ここまで練習を続けてきた人なら、自分の中心軸をはっきり意識できると思います。背中に力を入れていたり、お腹を突き出している姿勢では無理ですよ。

では、長い棒を両手で持ってみて下さい。バイクのハンドルを持つように、です。その中心を誰かに持ってもらいます。胸と腕の角度を全く変えずに、自分の中心軸で回転してみて下さい。ちゃんと相手を動かせましたか?あえて腕の力を使うとすれば、角度を変えないために使います。相手を横に動かす為に使ってはいけません。

今度は、相手に持ってもらったまま上に上げてみて下さい。肘の角度を変えないようにして、あくまで肩関節を中心点として上げてみて下さい。最初にへその下から自分の胸を上げるような意識で動き、胸骨が上に動き始めたら棒を上げて下さい。抵抗を受けずに上がりましたか?

次は、下げてみて下さい。へその下から自分の胸骨をしたに下げるように動き、棒を下げます。どうですか?

これらの動きは、中心からの力を腕に伝えて動かす動きです。布団の上げ下ろし、洗濯物を干すとき、取り込むとき、とにかく両手の作業の時には欠かせない動きになります。
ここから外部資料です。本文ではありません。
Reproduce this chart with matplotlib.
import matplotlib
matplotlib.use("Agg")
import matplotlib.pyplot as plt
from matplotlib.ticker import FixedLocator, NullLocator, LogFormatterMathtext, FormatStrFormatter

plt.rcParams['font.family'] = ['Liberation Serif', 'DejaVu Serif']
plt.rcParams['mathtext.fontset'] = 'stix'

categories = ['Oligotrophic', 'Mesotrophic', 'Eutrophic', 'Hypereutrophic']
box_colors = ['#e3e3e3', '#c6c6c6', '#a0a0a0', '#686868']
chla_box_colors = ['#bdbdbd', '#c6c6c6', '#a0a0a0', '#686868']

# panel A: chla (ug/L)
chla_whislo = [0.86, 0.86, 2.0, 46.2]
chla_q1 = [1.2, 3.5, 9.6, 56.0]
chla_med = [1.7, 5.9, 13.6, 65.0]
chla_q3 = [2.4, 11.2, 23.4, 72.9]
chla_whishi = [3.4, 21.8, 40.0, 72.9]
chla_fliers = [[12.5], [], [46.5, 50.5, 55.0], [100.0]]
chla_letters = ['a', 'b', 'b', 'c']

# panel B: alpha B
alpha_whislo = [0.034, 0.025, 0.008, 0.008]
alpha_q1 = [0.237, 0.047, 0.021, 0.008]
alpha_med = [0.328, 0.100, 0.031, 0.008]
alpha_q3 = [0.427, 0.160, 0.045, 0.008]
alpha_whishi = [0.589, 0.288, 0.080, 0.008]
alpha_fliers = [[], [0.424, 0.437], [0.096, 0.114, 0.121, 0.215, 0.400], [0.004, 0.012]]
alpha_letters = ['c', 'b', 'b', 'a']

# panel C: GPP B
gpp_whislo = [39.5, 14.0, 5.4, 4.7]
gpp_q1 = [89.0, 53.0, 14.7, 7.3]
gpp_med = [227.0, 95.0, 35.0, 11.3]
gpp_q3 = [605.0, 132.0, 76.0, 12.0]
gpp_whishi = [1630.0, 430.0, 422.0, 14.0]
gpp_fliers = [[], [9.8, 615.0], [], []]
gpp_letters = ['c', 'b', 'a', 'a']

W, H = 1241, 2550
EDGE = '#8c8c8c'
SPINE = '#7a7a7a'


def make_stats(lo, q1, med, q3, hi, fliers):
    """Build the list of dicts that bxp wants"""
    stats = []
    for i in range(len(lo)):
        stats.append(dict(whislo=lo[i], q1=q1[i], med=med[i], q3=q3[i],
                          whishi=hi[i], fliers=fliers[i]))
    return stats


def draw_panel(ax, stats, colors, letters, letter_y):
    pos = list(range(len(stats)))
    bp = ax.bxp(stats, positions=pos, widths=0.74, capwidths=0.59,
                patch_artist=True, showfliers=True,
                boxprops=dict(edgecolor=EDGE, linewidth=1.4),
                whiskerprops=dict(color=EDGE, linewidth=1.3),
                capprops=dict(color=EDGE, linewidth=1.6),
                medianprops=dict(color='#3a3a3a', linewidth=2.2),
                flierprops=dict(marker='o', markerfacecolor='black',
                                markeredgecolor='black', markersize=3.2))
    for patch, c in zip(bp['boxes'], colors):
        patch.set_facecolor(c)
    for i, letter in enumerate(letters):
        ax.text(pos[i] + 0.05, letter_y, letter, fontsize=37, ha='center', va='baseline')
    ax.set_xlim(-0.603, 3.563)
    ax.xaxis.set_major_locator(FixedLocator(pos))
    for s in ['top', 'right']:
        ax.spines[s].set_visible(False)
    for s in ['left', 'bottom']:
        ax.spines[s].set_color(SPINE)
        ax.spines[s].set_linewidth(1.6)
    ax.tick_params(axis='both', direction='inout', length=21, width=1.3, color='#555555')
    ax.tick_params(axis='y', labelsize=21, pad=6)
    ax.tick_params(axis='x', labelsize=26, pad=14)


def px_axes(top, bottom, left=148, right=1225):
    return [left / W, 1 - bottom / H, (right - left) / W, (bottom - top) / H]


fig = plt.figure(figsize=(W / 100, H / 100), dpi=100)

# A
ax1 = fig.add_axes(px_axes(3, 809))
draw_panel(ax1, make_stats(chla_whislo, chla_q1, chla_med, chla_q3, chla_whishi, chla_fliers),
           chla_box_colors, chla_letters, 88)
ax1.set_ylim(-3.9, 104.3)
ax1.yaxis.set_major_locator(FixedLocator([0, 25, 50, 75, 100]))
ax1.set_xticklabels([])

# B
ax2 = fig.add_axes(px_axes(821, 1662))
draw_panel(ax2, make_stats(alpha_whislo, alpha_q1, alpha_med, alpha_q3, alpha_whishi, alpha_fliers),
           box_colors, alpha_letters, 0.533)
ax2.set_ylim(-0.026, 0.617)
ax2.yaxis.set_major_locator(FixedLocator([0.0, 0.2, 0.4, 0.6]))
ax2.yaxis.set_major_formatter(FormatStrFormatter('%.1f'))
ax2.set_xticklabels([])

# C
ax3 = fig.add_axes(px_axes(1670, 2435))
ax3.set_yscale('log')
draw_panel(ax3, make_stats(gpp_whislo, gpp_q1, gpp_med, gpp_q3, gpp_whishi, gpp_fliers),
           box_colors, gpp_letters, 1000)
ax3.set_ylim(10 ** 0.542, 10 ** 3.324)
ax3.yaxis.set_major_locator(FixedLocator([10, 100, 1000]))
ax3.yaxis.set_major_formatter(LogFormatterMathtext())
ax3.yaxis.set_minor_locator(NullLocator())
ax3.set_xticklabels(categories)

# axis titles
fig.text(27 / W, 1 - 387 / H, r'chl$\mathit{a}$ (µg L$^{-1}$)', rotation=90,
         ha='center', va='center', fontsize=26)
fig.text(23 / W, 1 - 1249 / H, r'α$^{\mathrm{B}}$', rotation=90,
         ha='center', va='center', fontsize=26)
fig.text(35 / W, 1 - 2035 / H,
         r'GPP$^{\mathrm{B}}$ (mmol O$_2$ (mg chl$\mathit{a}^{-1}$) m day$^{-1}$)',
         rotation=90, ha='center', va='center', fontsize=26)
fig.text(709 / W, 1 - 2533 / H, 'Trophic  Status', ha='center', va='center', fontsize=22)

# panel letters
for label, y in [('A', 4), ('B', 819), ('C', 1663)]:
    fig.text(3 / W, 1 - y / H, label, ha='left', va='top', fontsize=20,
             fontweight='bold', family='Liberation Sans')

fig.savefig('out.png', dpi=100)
面白いもので、何も意識しないで物を持ち上げようとすると、必ず意識は物との接点に行ってしまいます。つまり、自分の手です。重い自分の手を上に上げるとき、肩を引き上げ、肘をできるだけ曲げて上に上げようとします。横に動かそうとすると、動かしたい方向に自分の身体を動かしてから、その方向に腕を引いて動かそうとします。下に押すときには、肩と肘を上げて、手に自分の体重を乗せようとします。

これらの動きで一番大切なことは、自分の中心軸がまっすぐに立っているかどうかです。手を動かそうとすれば、身体の中心軸を曲げてでも、無理な力を使ってしまいます。何度もお話ししてきましたが、これが身体の故障の元になります。自分の中心軸が自分の中にはっきり感じられるまで、何度も練習してみて下さい。そして、いつも自分の中心軸を意識しながら動く癖を付けて下さい。歩くときでも同じ事です。自分の中心軸が垂直に立っているのを意識しながら、すーっと歩いてみて下さい。
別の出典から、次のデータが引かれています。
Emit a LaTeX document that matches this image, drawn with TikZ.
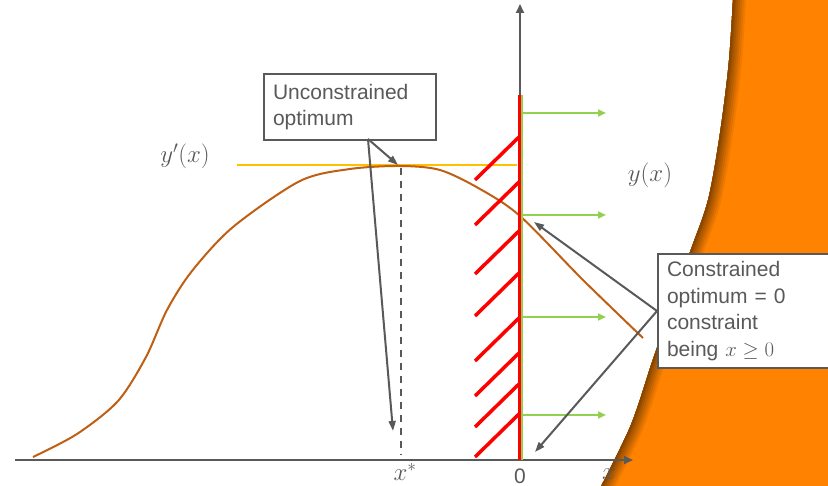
\documentclass[tikz,border=0pt]{standalone}
\usepackage{fontspec}
\setmainfont{Liberation Sans}
\usetikzlibrary{arrows.meta}

\definecolor{inkgray}{RGB}{89,89,89}
\definecolor{backorange}{RGB}{255,130,0}
\definecolor{curvebrown}{RGB}{190,95,20}
\definecolor{tangentyellow}{RGB}{255,192,0}
\definecolor{pushgreen}{RGB}{146,208,80}

\tikzset{every picture/.style={line width=0.75pt}}
\tikzset{
  axis/.style={line width=2.5pt, color=inkgray, -{Triangle[length=9pt,width=8pt]}},
  callout/.style={line width=2pt, color=inkgray, -{Triangle[length=10pt,width=7pt]}},
  push/.style={line width=2.5pt, color=pushgreen, -{Triangle[length=8pt,width=7pt]}},
  wall/.style={line width=3pt, color=red},
  hatch/.style={line width=3.5pt, color=red},
  note/.style={draw=inkgray, line width=2pt, fill=white, anchor=north west, align=left,
    text width=154pt, inner xsep=9pt, text=inkgray, font=\fontsize{21}{26.5}\selectfont},
  lbl/.style={text=inkgray, font=\fontsize{23.5}{26}\selectfont},
}

\begin{document}
\begin{tikzpicture}[x=1pt, y=-1pt]
    \clip (0,0) rectangle (828,486);
    % orange backdrop with shaded rim
    \begin{scope}
        \clip plot[smooth] coordinates {(734,-20) (729,60) (720,133) (708,200) (690,252) (671,307) (652,362) (630,427) (594,500)} -- (860,500) -- (860,-20) -- cycle;
        \fill[backorange] (560,-20) rectangle (860,500);
        \foreach \w/\c in {26/94, 22/87, 18/80, 14/73, 10/66, 6/59, 3/53}
            \draw[line width=\w pt, color=backorange!\c!black] plot[smooth] coordinates {(734,-20) (729,60) (720,133) (708,200) (690,252) (671,307) (652,362) (630,427) (594,500)} -- (860,500) -- (860,-20) -- cycle;
    \end{scope}

    % axes
    \coordinate (xfrom) at (15,460);
    \coordinate (xto) at (633,460);
    \coordinate (origin) at (520,460);
    \coordinate (ytop) at (520,4);
    \draw[axis] (xfrom) -- (xto);
    \draw[axis, line width=2pt] (origin) -- (ytop);

    % function and its tangent at the peak
    \draw[line width=2pt, color=tangentyellow] (237,165) -- (517,165);
    \draw[line width=2pt, color=curvebrown] plot[smooth] coordinates {(33,457) (77,434) (118,401) (146,357) (167,310) (192,271) (233,227) (300,181) (350,169) (400,166) (440,170) (480,189) (520,216) (583,280) (643,338)};
    \draw[line width=2.5pt, color=inkgray, dash pattern=on 7pt off 6pt] (401,168) -- (401,455);

    % constraint wall x >= 0
    \draw[line width=2.5pt, color=pushgreen] (521.5,95) -- (521.5,460);
    \draw[wall] (519,95) -- (519,460);
    \foreach \y in {137,182,231,273,318,353,384,414}
        \draw[hatch] (519,\y) -- ++(-44,43);
    \foreach \y in {113,215,317,415}
        \draw[push] (522,\y) -- (606,\y);

    % labels
    \node[lbl] (yprime) at (185,156) {$y'(x)$};
    \node[lbl] (yfun) at (650,175) {$y(x)$};
    \node[lbl] (xstar) at (405,472) {$x^*$};
    \node[lbl, font=\fontsize{21}{24}\selectfont] (zero) at (520,476) {0};
    \node[lbl] (xname) at (609,474) {$x$};

    % unconstrained optimum
    \node[note, minimum height=66pt] (unconbox) at (263,73) {Unconstrained\\optimum};
    \coordinate (uncfoot) at (368,139);
    \coordinate (peak) at (398,165);
    \coordinate (xstarmark) at (393,431);
    \draw[callout] (uncfoot) -- (peak);
    \draw[callout] (uncfoot) -- (xstarmark);

    % constrained optimum
    \node[note, minimum height=114pt] (conbox) at (657,253) {Constrained\\optimum = 0\\constraint\\being $x \geq 0$};
    \coordinate (cutpoint) at (534,222);
    \coordinate (zeromark) at (535,452);
    \draw[callout] (conbox.west) -- (cutpoint);
    \draw[callout] (conbox.west) -- (zeromark);
\end{tikzpicture}
\end{document}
半年も続ければ、体がいろいろ教えてくれるようになります。以前にお話ししたかもしれませんが、高校生の頃から、ジーンズの左の膝が必ず破れていました。35歳の時に右側の膝に痛みが出てきて10年間続いたのですが、思い起こせば、すでに右側膝関節の軸がずれていたから、膝を一杯に曲げたくなかったのです。だから、片膝を付くときには必ず左側膝をついていました。その繰り返しで左側の膝だけが必ず破れてしまったのだと、最近になって気づきました。